:: Data section ::

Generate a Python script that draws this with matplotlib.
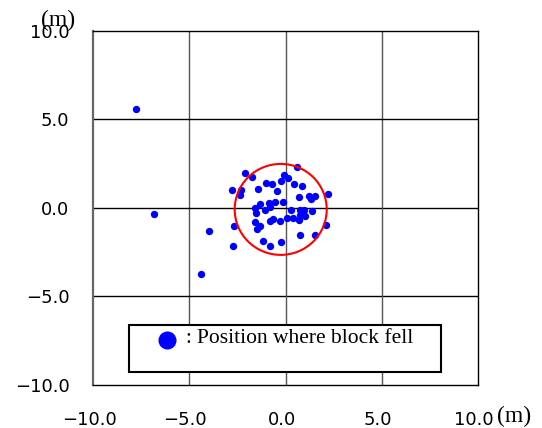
import matplotlib.pyplot as plt
from matplotlib.patches import Ellipse, Rectangle
from matplotlib.transforms import ScaledTranslation

# block landing positions (m)
fall_x = [0.61, -2.12, -1.75, -0.10, 0.12, -0.22, 0.43, 0.87, -1.04, -0.69,
          -2.76, -2.33, -2.35, -1.41, -0.43, 0.69, 1.24, 1.55, 1.31, 2.21,
          -1.31, -0.88, -0.53, -0.14, -1.61, -1.05, -0.79, -1.52, 0.26, 0.76,
          0.97, 1.40, 0.76, 1.02, -1.61, -0.83, -0.66, -0.31, 0.07, 0.38,
          0.69, -1.31, -1.49, -2.69, -3.97, 2.11, 0.73, 1.55, -2.73, -1.18,
          -0.79, -0.22, -4.39, -7.79, -6.84]
fall_y = [2.30, 1.96, 1.75, 1.86, 1.68, 1.54, 1.36, 1.26, 1.41, 1.37,
          1.03, 1.03, 0.75, 1.09, 0.94, 0.64, 0.69, 0.69, 0.53, 0.81,
          0.21, 0.28, 0.32, 0.36, -0.02, -0.10, 0.04, -0.30, -0.11, -0.11,
          -0.11, -0.19, -0.38, -0.44, -0.77, -0.72, -0.62, -0.72, -0.58, -0.58,
          -0.66, -1.03, -1.20, -1.00, -1.28, -0.94, -1.51, -1.51, -2.13, -1.88,
          -2.13, -1.94, -3.71, 5.59, -0.36]

circle_center = (-0.25, -0.08)
circle_size = (4.78, 5.14)

ticks = [-10, -5, 0, 5, 10]
tick_labels = ["\u221210.0", "\u22125.0", "0.0", "5.0", "10.0"]

fig = plt.figure(figsize=(5.42, 4.28), dpi=100)
ax = fig.add_axes([0.1716, 0.1005, 0.7104, 0.8271])

ax.set_xlim(-10, 10)
ax.set_ylim(-10, 10)
ax.set_xticks(ticks)
ax.set_yticks(ticks)
ax.set_xticklabels(tick_labels, family="DejaVu Sans", fontsize=13)
ax.set_yticklabels(tick_labels, family="DejaVu Sans", fontsize=13)
ax.tick_params(length=0)
ax.tick_params(axis="x", pad=18.5)
ax.tick_params(axis="y", pad=17)
shift = ScaledTranslation(-4 / 100, 0, fig.dpi_scale_trans)
for lab in ax.get_xticklabels():
    lab.set_transform(lab.get_transform() + shift)

for v in [-5, 0, 5]:
    ax.axvline(v, color="#555555", lw=1.0, zorder=1)
    ax.axhline(v, color="black", lw=1.0, zorder=1)
for s in ax.spines.values():
    s.set_linewidth(1.0)
ax.spines["left"].set_color("#666666")
ax.spines["left"].set_linewidth(1.6)

ax.scatter(fall_x, fall_y, s=28, color="#0000ff", linewidths=0, zorder=3)
ax.add_patch(Ellipse(circle_center, circle_size[0], circle_size[1],
                     fill=False, edgecolor="#ff0000", lw=1.5, zorder=4))

# legend box drawn inside the axes
ax.add_patch(Rectangle((-8.13, -9.27), 16.21, 2.66, facecolor="white",
                       edgecolor="black", lw=1.5, zorder=5))
ax.plot([-6.15], [-7.45], "o", color="#0000ff", markersize=12, zorder=6)
ax.text(-5.2, -7.4, ":", family="Liberation Serif", fontsize=15,
        va="center", ha="left", zorder=6)
ax.text(-4.6, -7.4, "Position where block fell", family="Liberation Serif",
        fontsize=15.5, va="center", ha="left", zorder=6)

# unit labels
fig.text(58 / 542, 1 - 20 / 428, "(m)", family="Liberation Serif", fontsize=17,
         ha="center", va="center")
fig.text(514 / 542, 1 - 416 / 428, "(m)", family="Liberation Serif", fontsize=17,
         ha="center", va="center")

fig.savefig("out.png", dpi=100)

:::

**Given task**
Omit the pictures, then repeat exactly each line from the beginning of the listing through the line with "-2.13, -1.94, -3.71, 5.59, -0.36]".

**Exercise output**
Generate a Python script that draws this with matplotlib.
import matplotlib.pyplot as plt
from matplotlib.patches import Ellipse, Rectangle
from matplotlib.transforms import ScaledTranslation

# block landing positions (m)
fall_x = [0.61, -2.12, -1.75, -0.10, 0.12, -0.22, 0.43, 0.87, -1.04, -0.69,
          -2.76, -2.33, -2.35, -1.41, -0.43, 0.69, 1.24, 1.55, 1.31, 2.21,
          -1.31, -0.88, -0.53, -0.14, -1.61, -1.05, -0.79, -1.52, 0.26, 0.76,
          0.97, 1.40, 0.76, 1.02, -1.61, -0.83, -0.66, -0.31, 0.07, 0.38,
          0.69, -1.31, -1.49, -2.69, -3.97, 2.11, 0.73, 1.55, -2.73, -1.18,
          -0.79, -0.22, -4.39, -7.79, -6.84]
fall_y = [2.30, 1.96, 1.75, 1.86, 1.68, 1.54, 1.36, 1.26, 1.41, 1.37,
          1.03, 1.03, 0.75, 1.09, 0.94, 0.64, 0.69, 0.69, 0.53, 0.81,
          0.21, 0.28, 0.32, 0.36, -0.02, -0.10, 0.04, -0.30, -0.11, -0.11,
          -0.11, -0.19, -0.38, -0.44, -0.77, -0.72, -0.62, -0.72, -0.58, -0.58,
          -0.66, -1.03, -1.20, -1.00, -1.28, -0.94, -1.51, -1.51, -2.13, -1.88,
          -2.13, -1.94, -3.71, 5.59, -0.36]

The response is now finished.